YOUR OBJECTIVE →
Leaving out all pictures, please print only the lines from the one containing "Clone this chart in Apache ECharts." through the one containing "const yAxisTitle = 'Back Stress (MPa)';".

[Source code of charts]
──────────────────────────────

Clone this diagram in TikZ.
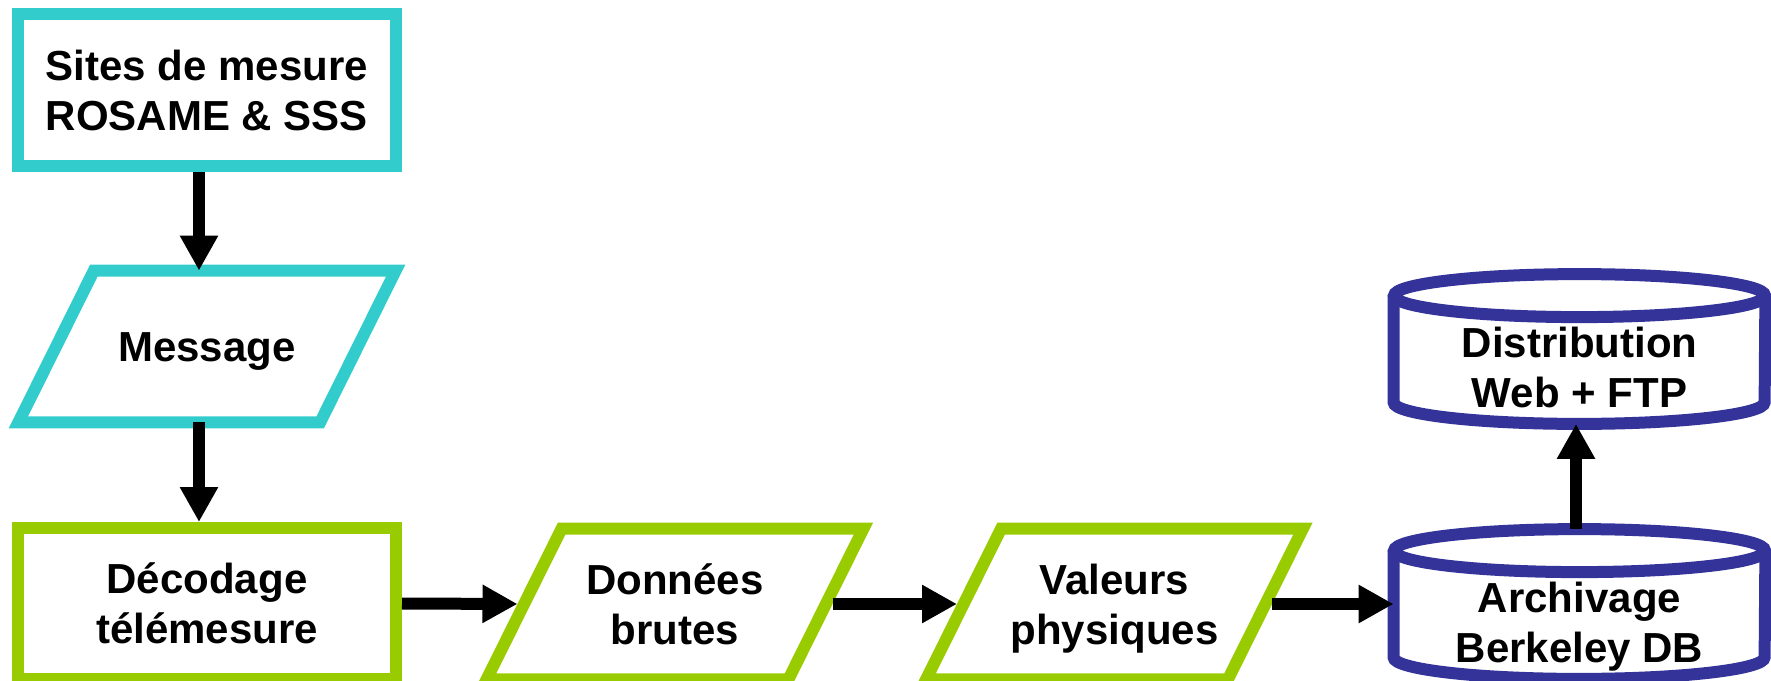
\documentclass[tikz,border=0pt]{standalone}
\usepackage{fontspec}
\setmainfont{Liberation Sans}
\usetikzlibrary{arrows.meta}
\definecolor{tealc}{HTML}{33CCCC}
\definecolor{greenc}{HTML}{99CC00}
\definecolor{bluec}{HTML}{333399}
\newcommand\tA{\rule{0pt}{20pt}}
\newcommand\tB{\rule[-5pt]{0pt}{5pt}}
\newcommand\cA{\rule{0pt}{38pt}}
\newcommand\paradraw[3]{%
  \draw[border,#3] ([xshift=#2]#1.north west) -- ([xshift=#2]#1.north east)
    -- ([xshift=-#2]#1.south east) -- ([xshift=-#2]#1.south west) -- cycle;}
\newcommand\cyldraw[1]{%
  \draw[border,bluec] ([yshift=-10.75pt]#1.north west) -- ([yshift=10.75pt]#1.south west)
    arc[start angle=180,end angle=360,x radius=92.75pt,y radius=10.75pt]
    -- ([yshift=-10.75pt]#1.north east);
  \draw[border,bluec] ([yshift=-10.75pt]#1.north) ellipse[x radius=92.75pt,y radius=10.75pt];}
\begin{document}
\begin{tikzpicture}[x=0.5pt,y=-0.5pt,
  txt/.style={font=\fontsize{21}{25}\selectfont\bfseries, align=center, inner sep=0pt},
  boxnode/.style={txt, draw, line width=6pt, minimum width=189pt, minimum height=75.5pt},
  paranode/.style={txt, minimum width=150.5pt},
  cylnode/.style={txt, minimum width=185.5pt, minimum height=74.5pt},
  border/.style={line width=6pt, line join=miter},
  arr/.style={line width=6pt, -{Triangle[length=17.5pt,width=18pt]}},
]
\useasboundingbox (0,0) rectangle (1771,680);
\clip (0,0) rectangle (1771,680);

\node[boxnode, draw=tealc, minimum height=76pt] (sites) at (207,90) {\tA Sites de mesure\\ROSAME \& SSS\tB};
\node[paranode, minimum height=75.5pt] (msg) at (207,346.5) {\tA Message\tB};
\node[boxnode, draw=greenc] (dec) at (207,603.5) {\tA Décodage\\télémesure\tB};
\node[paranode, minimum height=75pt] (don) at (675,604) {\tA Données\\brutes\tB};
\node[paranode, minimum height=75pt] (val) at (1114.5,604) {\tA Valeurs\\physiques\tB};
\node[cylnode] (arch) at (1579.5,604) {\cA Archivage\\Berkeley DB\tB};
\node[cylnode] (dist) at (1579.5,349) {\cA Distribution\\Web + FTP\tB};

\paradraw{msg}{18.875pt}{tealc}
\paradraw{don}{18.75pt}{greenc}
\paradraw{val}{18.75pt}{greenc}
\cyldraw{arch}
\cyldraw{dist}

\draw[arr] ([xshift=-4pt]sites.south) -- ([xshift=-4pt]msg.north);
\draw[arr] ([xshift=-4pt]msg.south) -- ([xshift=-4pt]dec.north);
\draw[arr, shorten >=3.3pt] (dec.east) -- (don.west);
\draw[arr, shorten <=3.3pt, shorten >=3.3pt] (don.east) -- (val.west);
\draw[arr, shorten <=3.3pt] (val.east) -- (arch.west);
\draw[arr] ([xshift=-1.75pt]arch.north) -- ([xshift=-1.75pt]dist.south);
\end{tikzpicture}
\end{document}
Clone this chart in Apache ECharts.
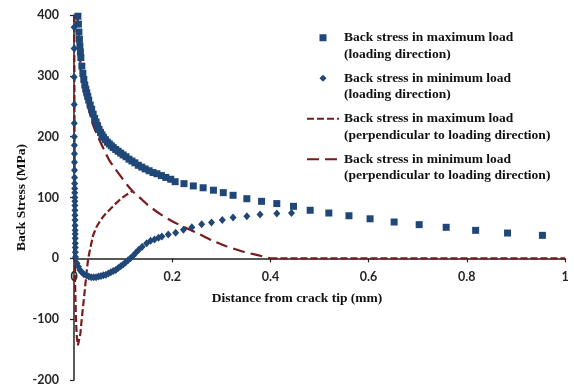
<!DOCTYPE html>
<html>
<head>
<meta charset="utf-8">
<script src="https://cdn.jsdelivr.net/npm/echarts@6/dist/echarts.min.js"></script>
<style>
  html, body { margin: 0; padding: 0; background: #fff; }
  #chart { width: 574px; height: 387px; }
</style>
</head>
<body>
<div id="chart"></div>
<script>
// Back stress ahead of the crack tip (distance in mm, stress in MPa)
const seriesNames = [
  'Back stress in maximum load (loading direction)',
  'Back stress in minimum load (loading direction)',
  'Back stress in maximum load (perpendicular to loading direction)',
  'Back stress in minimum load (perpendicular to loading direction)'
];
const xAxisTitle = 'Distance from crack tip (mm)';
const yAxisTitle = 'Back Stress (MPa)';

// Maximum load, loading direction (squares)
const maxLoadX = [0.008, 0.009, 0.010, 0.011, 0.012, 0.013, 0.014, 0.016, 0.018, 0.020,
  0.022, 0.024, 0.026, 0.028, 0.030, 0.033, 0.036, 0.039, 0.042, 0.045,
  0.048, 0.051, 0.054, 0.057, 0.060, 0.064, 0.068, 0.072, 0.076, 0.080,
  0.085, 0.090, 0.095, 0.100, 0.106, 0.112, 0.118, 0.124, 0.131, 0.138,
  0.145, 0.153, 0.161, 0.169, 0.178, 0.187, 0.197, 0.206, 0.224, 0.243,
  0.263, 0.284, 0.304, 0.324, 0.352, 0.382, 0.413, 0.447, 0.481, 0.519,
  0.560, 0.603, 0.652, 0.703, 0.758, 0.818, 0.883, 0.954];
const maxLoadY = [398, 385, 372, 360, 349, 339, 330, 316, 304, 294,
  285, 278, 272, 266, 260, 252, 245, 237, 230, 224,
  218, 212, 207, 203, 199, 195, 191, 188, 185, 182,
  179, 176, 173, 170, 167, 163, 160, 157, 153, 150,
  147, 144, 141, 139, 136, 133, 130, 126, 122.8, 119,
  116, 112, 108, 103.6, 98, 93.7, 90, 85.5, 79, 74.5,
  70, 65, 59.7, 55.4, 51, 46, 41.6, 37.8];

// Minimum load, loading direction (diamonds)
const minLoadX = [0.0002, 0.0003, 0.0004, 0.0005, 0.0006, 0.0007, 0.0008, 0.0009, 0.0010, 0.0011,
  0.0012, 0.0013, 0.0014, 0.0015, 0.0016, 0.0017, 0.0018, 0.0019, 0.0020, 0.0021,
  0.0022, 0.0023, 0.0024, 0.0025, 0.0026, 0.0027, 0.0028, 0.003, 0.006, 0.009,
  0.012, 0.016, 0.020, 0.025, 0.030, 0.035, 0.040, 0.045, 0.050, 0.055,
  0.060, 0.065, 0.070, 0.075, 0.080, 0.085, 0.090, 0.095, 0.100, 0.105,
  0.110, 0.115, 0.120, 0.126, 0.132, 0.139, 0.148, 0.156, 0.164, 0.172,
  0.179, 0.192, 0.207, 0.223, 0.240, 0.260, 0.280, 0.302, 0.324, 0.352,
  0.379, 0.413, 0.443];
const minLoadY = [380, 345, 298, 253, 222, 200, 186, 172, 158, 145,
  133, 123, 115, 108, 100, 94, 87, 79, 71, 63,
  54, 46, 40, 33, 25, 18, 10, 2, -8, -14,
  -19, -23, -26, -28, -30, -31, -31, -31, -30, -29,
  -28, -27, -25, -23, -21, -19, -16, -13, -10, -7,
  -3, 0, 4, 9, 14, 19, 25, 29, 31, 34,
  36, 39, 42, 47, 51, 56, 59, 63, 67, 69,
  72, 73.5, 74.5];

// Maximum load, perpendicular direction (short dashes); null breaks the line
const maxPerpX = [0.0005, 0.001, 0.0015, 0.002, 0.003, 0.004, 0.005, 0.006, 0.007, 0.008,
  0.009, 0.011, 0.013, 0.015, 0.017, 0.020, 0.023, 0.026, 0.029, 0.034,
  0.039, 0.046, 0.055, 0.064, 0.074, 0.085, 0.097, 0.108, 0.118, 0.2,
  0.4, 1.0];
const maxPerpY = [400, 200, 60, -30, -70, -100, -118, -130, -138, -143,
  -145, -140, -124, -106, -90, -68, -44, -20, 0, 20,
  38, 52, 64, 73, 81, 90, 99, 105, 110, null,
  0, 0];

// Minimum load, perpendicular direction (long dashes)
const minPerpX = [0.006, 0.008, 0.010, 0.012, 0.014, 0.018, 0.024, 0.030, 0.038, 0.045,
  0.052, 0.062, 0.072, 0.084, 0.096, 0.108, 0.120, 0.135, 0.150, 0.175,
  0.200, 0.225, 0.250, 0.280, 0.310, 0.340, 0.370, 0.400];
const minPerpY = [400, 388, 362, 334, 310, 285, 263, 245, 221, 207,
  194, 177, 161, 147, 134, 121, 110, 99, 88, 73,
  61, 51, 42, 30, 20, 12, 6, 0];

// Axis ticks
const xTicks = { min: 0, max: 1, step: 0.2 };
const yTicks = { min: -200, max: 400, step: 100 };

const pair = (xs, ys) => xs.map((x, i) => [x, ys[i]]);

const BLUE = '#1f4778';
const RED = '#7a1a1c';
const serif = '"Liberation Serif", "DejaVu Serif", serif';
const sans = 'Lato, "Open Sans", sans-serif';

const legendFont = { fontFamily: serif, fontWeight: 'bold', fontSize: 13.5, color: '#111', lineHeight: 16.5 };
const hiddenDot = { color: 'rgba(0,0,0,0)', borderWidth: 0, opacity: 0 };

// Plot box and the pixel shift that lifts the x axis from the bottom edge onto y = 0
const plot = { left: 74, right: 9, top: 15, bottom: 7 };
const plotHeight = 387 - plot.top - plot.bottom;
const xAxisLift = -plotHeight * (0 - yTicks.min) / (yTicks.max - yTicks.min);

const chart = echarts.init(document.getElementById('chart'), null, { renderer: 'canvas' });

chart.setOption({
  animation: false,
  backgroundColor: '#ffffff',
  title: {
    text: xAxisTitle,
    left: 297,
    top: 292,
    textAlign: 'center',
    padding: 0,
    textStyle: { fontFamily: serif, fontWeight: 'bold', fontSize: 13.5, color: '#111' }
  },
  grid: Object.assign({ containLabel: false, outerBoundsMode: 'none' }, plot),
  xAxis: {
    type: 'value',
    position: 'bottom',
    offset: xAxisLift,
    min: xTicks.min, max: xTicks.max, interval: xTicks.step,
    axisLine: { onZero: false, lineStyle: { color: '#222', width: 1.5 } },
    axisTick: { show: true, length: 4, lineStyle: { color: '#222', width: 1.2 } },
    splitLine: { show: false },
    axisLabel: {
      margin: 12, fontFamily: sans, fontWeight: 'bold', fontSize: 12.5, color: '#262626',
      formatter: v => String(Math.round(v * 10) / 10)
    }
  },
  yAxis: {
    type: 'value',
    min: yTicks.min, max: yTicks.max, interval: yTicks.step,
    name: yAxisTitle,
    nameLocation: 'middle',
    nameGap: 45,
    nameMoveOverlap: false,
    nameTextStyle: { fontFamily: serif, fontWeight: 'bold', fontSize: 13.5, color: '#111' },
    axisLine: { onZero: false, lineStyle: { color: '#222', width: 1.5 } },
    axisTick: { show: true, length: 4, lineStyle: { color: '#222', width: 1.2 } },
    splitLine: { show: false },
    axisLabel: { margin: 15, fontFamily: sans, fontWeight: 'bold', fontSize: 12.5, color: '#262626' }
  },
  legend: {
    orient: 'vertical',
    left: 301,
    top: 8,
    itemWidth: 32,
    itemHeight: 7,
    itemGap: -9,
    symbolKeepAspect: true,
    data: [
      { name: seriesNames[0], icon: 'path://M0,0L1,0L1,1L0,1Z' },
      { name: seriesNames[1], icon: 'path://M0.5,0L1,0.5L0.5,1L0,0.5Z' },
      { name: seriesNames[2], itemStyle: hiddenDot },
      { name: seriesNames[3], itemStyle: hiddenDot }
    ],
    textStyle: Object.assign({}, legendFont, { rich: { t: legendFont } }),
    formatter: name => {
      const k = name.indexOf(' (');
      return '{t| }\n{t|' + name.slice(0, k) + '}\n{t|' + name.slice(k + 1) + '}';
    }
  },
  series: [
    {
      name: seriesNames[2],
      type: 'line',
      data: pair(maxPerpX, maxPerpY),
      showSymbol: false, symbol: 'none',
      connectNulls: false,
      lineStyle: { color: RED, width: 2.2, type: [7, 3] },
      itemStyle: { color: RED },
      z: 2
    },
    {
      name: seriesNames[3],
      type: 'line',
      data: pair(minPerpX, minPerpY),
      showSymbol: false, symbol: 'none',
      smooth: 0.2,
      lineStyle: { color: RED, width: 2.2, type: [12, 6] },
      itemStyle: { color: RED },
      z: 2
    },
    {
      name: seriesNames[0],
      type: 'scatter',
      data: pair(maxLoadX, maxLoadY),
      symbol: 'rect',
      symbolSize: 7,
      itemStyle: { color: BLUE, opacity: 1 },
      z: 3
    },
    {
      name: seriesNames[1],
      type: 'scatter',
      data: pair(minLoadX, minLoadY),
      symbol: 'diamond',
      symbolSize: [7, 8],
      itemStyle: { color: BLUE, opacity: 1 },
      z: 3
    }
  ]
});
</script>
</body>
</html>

──────────────────────────────

THE REPLY →
Clone this chart in Apache ECharts.
<!DOCTYPE html>
<html>
<head>
<meta charset="utf-8">
<script src="https://cdn.jsdelivr.net/npm/echarts@6/dist/echarts.min.js"></script>
<style>
  html, body { margin: 0; padding: 0; background: #fff; }
  #chart { width: 574px; height: 387px; }
</style>
</head>
<body>
<div id="chart"></div>
<script>
// Back stress ahead of the crack tip (distance in mm, stress in MPa)
const seriesNames = [
  'Back stress in maximum load (loading direction)',
  'Back stress in minimum load (loading direction)',
  'Back stress in maximum load (perpendicular to loading direction)',
  'Back stress in minimum load (perpendicular to loading direction)'
];
const xAxisTitle = 'Distance from crack tip (mm)';
const yAxisTitle = 'Back Stress (MPa)';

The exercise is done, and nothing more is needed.